▶ SHORT TASK
Single out each line with the word "this" and copy it.

[Records with drawing code]
* START *

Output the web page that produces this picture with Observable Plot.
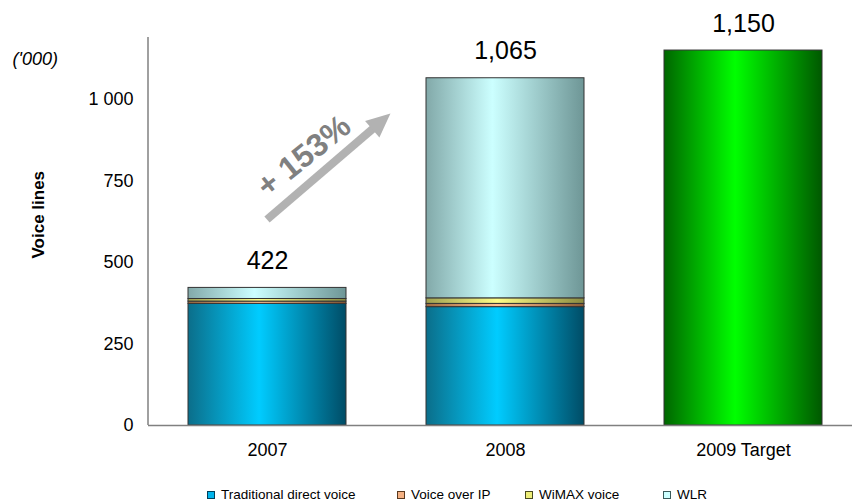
<!DOCTYPE html>
<html>
<head>
<meta charset="utf-8">
<script src="https://cdn.jsdelivr.net/npm/d3@7"></script>
<script src="https://cdn.jsdelivr.net/npm/@observablehq/plot@0.6"></script>
<style>
  body { margin: 0; background: #fff; font-family: "Liberation Sans", Arial, sans-serif; }
  #wrap { position: relative; width: 852px; height: 504px; overflow: hidden; }
  #legend { position: absolute; left: 0; top: 470px; width: 852px; height: 34px; }
  .item { position: absolute; top: 17px; height: 15px; display: flex; align-items: center; font-size: 13.5px; color: #000; white-space: nowrap; }
  .sw { width: 6px; height: 6px; border: 1px solid #333; margin-right: 6px; }
</style>
</head>
<body>
<div id="wrap"><div id="legend"></div></div>
<script>
// Voice lines ('000) by year, stacked by access type
const years = ["2007", "2008", "2009 Target"];
const seriesNames = ["Traditional direct voice", "Voice over IP", "WiMAX voice", "WLR", "Target"];
const traditionalDirect = [373, 363, 0];
const voiceOverIP = [7, 10, 0];
const wimaxVoice = [8, 17, 0];
const wlr = [34, 675, 0];
const target2009 = [0, 0, 1150];
const totals = [422, 1065, 1150];
const yTicks = [0, 250, 500, 750, 1000];
const legendNames = seriesNames.slice(0, 4);

// growth annotation between 2007 and 2008
const growthLabel = "+ 153%";
const growthFrom = { year: "2007", value: 630 };
const growthTo = { year: "2008", value: 955 };

// horizontal shading for each series
const gradients = [
  { id: "g-trad",   stops: [[0, "#0b6e8a"], [0.45, "#00ccff"], [1, "#004c66"]] },
  { id: "g-voip",   stops: [[0, "#a06a40"], [0.45, "#ffc090"], [1, "#8a5a35"]] },
  { id: "g-wimax",  stops: [[0, "#a0a050"], [0.45, "#ffff88"], [1, "#8a8a40"]] },
  { id: "g-wlr",    stops: [[0, "#82a9a9"], [0.42, "#ccffff"], [1, "#6e9696"]] },
  { id: "g-target", stops: [[0, "#006600"], [0.45, "#00ff00"], [1, "#005800"]] }
];
const legendColors = [
  ["#00b4ec", "#00405a"],
  ["#f4b183", "#5a3a20"],
  ["#eeee78", "#4a4a20"],
  ["#ccffff", "#3a5a5a"]
];

const seriesArrays = [traditionalDirect, voiceOverIP, wimaxVoice, wlr, target2009];
const rows = [];
years.forEach((yr, i) => {
  seriesArrays.forEach((arr, s) => {
    if (arr[i] > 0) rows.push({ year: yr, series: seriesNames[s], value: arr[i] });
  });
});
const labels = years.map((yr, i) => ({ year: yr, total: totals[i] }));

const spaceFormat = d3.formatLocale({ decimal: ".", thousands: " ", grouping: [3], currency: ["", ""] }).format(",");
const commaFormat = d3.format(",");

const defsMark = () => {
  const defs = d3.create("svg:defs");
  for (const g of gradients) {
    const lg = defs.append("linearGradient").attr("id", g.id)
      .attr("x1", 0).attr("x2", 1).attr("y1", 0).attr("y2", 0);
    g.stops.forEach(([o, c]) => lg.append("stop").attr("offset", o).attr("stop-color", c));
  }
  return defs.node();
};

const leftAxisLine = (index, scales, values, dims) => {
  return d3.create("svg:line")
    .attr("x1", dims.marginLeft).attr("x2", dims.marginLeft)
    .attr("y1", dims.marginTop).attr("y2", dims.height - dims.marginBottom)
    .attr("stroke", "#808080").attr("stroke-width", 1.5).node();
};

const growthArrow = (index, { x, y }) => {
  const bw = typeof x.bandwidth === "function" ? x.bandwidth() : x.bandwidth;
  const x1 = x(growthFrom.year) + bw / 2, y1 = y(growthFrom.value);
  const x2 = x(growthTo.year) - 0.225 * bw, y2 = y(growthTo.value);
  const dx = x2 - x1, dy = y2 - y1, len = Math.hypot(dx, dy);
  const ux = dx / len, uy = dy / len, px = -uy, py = ux;
  const headLen = 24, headHalf = 11;
  const bx = x2 - ux * headLen, by = y2 - uy * headLen;
  const g = d3.create("svg:g");
  g.append("line").attr("x1", x1).attr("y1", y1).attr("x2", bx + ux).attr("y2", by + uy)
    .attr("stroke", "#b2b2b2").attr("stroke-width", 8);
  g.append("polygon")
    .attr("points", [[x2, y2], [bx + px * headHalf, by + py * headHalf], [bx - px * headHalf, by - py * headHalf]].map(p => p.join(",")).join(" "))
    .attr("fill", "#b2b2b2");
  const mx = (x1 + x2) / 2 - ux * 12 - px * 25;
  const my = (y1 + y2) / 2 - uy * 12 - py * 25;
  const angle = Math.atan2(dy, dx) * 180 / Math.PI + 2;
  g.append("text").attr("transform", `translate(${mx},${my}) rotate(${angle})`)
    .attr("text-anchor", "middle").attr("dy", "0.35em")
    .attr("font-size", 32).attr("font-weight", "bold").attr("fill", "#808080")
    .text(growthLabel);
  return g.node();
};

const chart = Plot.plot({
  width: 852,
  height: 470,
  marginLeft: 148,
  marginRight: 0,
  marginTop: 37,
  marginBottom: 45,
  style: { fontFamily: "'Liberation Sans', Arial, sans-serif", fontSize: "18px", color: "#000", background: "#fff" },
  x: { domain: years, range: [148, 863], paddingInner: 0.3347, paddingOuter: 0.1632, label: null },
  y: { domain: [0, 1190], label: null },
  color: { domain: seriesNames, range: gradients.map(g => `url(#${g.id})`) },
  marks: [
    defsMark,
    Plot.barY(rows, { x: "year", y: "value", fill: "series", stroke: "#333", strokeWidth: 1 }),
    Plot.ruleY([0], { stroke: "#808080", strokeWidth: 1.5 }),
    leftAxisLine,
    Plot.axisY({ ticks: yTicks, tickSize: 0, tickPadding: 15, tickFormat: spaceFormat, label: null }),
    Plot.axisX({ tickSize: 0, tickPadding: 18, label: null }),
    Plot.text(labels, { x: "year", y: "total", text: d => commaFormat(d.total), lineAnchor: "bottom", dy: -19, fontSize: 25 }),
    Plot.text(["Voice lines"], { frameAnchor: "left", text: d => d, rotate: -90, dx: -110, dy: 27, fontWeight: "bold", fontSize: 17 }),
    Plot.text(["('000)"], { frameAnchor: "top-left", text: d => d, textAnchor: "start", dx: -136, dy: 15, fontStyle: "italic", fontSize: 18 }),
    growthArrow
  ]
});
document.getElementById("wrap").prepend(chart);

// legend below the chart
const legendX = [207, 397, 525, 663];
const legend = d3.select("#legend");
legendNames.forEach((name, i) => {
  const item = legend.append("div").attr("class", "item").style("left", legendX[i] + "px");
  item.append("div").attr("class", "sw")
    .style("background", legendColors[i][0]).style("border-color", legendColors[i][1]);
  item.append("span").text(name);
});
</script>
</body>
</html>
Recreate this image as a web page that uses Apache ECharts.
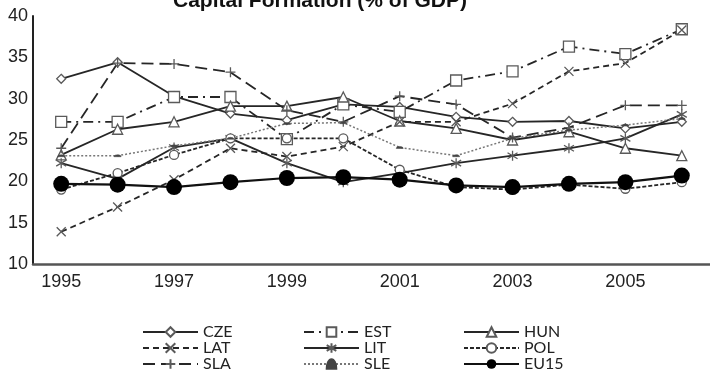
<!DOCTYPE html>
<html>
<head>
<meta charset="utf-8">
<script src="https://cdn.jsdelivr.net/npm/echarts@6/dist/echarts.min.js"></script>
<style>
  html, body { margin: 0; padding: 0; background: #fff; }
  #chart { width: 710px; height: 391px; }
</style>
</head>
<body>
<div id="chart"></div>
<script>
const years = ['1995', '1996', '1997', '1998', '1999', '2000', '2001', '2002', '2003', '2004', '2005', '2006'];
const cze  = [32.4, 34.4, 30.3, 28.2, 27.4, 29.3, 29.0, 27.8, 27.2, 27.3, 26.4, 27.2];
const est  = [27.2, 27.2, 30.2, 30.2, 25.1, 29.3, 28.4, 32.2, 33.3, 36.3, 35.4, 38.4];
const hun  = [23.2, 26.3, 27.2, 29.1, 29.1, 30.2, 27.3, 26.4, 25.0, 26.0, 24.0, 23.1];
const lat  = [13.9, 16.9, 20.2, 24.0, 23.0, 24.2, 27.2, 27.2, 29.4, 33.3, 34.3, 38.3];
const lit  = [22.2, 20.3, 24.1, 25.2, 22.2, 19.9, 21.0, 22.2, 23.1, 24.0, 25.2, 28.1];
const pol  = [19.0, 21.0, 23.2, 25.2, 25.2, 25.2, 21.4, 19.3, 19.0, 19.6, 19.1, 19.9];
const sla  = [24.0, 34.3, 34.2, 33.2, 28.6, 27.2, 30.3, 29.3, 25.3, 26.5, 29.2, 29.2];
const sle  = [23.1, 23.1, 24.3, 25.2, 27.0, 27.1, 24.1, 23.1, 25.2, 26.2, 26.8, 27.6];
const eu15 = [19.7, 19.6, 19.3, 19.9, 20.4, 20.5, 20.2, 19.5, 19.3, 19.7, 19.9, 20.7];

const ink = '#262626';
const markEdge = '#5a5a5a';

// marker shapes drawn as strokes
const xMark = 'path://M0,0L10,10M10,0L0,10';
const plusMark = 'path://M5,0L5,10M0,5L10,5';
const starMark = 'path://M5,0L5,10M0,2L10,8M10,2L0,8';
const halfDot = 'path://M0,5A5,5 0 0 1 10,5Z';

function line(name, data, opts) {
    return Object.assign({
        name: name,
        type: 'line',
        data: data,
        symbolSize: 9,
        lineStyle: { color: ink, width: 1.8, type: 'solid' },
        itemStyle: { color: '#fff', borderColor: markEdge, borderWidth: 1.3 },
        emphasis: { disabled: true },
        animation: false
    }, opts);
}

const series = [
    line('CZE', cze, { symbol: 'diamond', symbolSize: 9 }),
    line('EST', est, { symbol: 'rect', symbolSize: 11,
        lineStyle: { color: ink, width: 1.8, type: [10, 5, 2, 5] } }),
    line('HUN', hun, { symbol: 'triangle', symbolSize: 10 }),
    line('LAT', lat, { symbol: xMark, symbolSize: 9,
        lineStyle: { color: ink, width: 1.8, type: [6, 4] } }),
    line('LIT', lit, { symbol: starMark, symbolSize: 10 }),
    line('POL', pol, { symbol: 'circle', symbolSize: 9,
        lineStyle: { color: ink, width: 1.8, type: [4, 2] } }),
    line('SLA', sla, { symbol: plusMark, symbolSize: 10,
        lineStyle: { color: ink, width: 1.8, type: [12, 6] } }),
    line('SLE', sle, { symbol: halfDot, symbolSize: [7, 4], symbolKeepAspect: true,
        itemStyle: { color: '#444', borderColor: '#444', borderWidth: 0.5 },
        lineStyle: { color: '#777', width: 1.5, type: [2, 2] } }),
    line('EU15', eu15, { symbol: 'circle', symbolSize: 16, z: 5,
        itemStyle: { color: '#000', borderColor: '#000', borderWidth: 0 },
        lineStyle: { color: '#111', width: 2.2 } })
];

const legendBase = {
    orient: 'vertical',
    top: 324,
    padding: 0,
    itemWidth: 55,
    itemHeight: 12,
    itemGap: 0,
    selectedMode: false,
    textStyle: { fontFamily: 'Lato', fontSize: 16, lineHeight: 14, color: '#222' }
};

const chart = echarts.init(document.getElementById('chart'));
chart.setOption({
    backgroundColor: '#fff',
    title: {
        text: 'Capital Formation (% of GDP)',
        left: 168,
        top: -14,
        textStyle: { fontFamily: 'Liberation Sans', fontSize: 21, fontWeight: 'bold', color: '#111' }
    },
    legend: [
        Object.assign({}, legendBase, { left: 142, data: ['CZE', 'LAT', 'SLA'] }),
        Object.assign({}, legendBase, { left: 303, data: ['EST', 'LIT', 'SLE'] }),
        Object.assign({}, legendBase, { left: 463, data: ['HUN', 'POL', 'EU15'] })
    ],
    grid: { left: 33, right: 0, top: 16, bottom: 127, outerBoundsMode: 'none' },
    xAxis: {
        type: 'category',
        data: years,
        boundaryGap: true,
        axisLine: { lineStyle: { color: '#555', width: 2.5 } },
        axisTick: { show: false },
        axisLabel: { interval: 1, margin: 9, fontFamily: 'Liberation Sans', fontSize: 18, color: '#222' },
        splitLine: { show: false }
    },
    yAxis: {
        type: 'value',
        min: 10,
        max: 40,
        interval: 5,
        axisLine: { show: true, lineStyle: { color: '#222', width: 2 } },
        axisTick: { show: false },
        axisLabel: { margin: 5, fontFamily: 'Liberation Sans', fontSize: 18, color: '#222' },
        splitLine: { show: false }
    },
    series: series
});
</script>
</body>
</html>
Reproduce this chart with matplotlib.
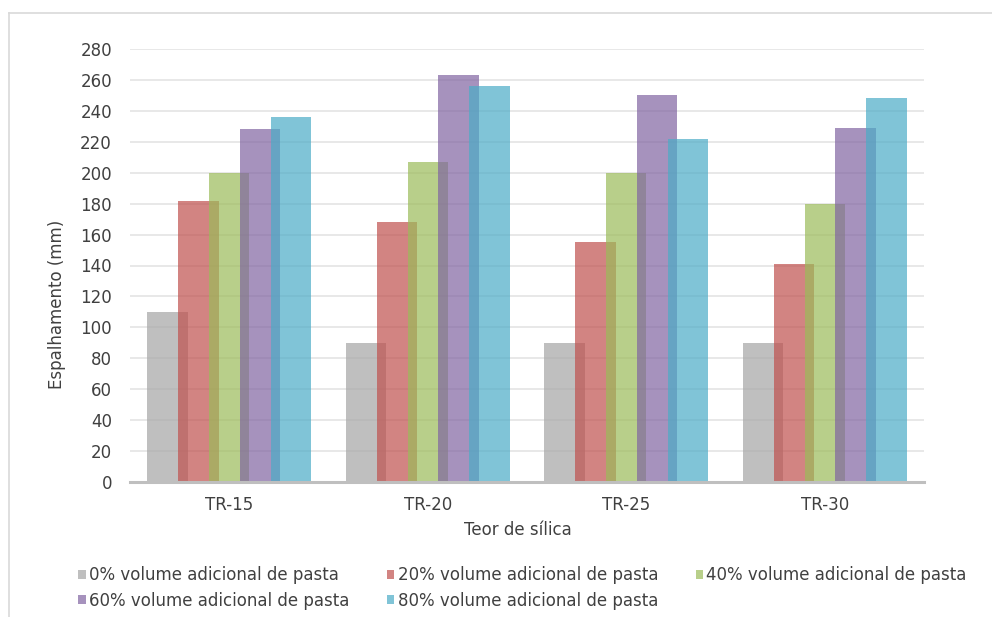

* END *

▶ REPLY
Output the web page that produces this picture with Observable Plot.
Recreate this image as a web page that uses Apache ECharts.
Reproduce this chart with matplotlib.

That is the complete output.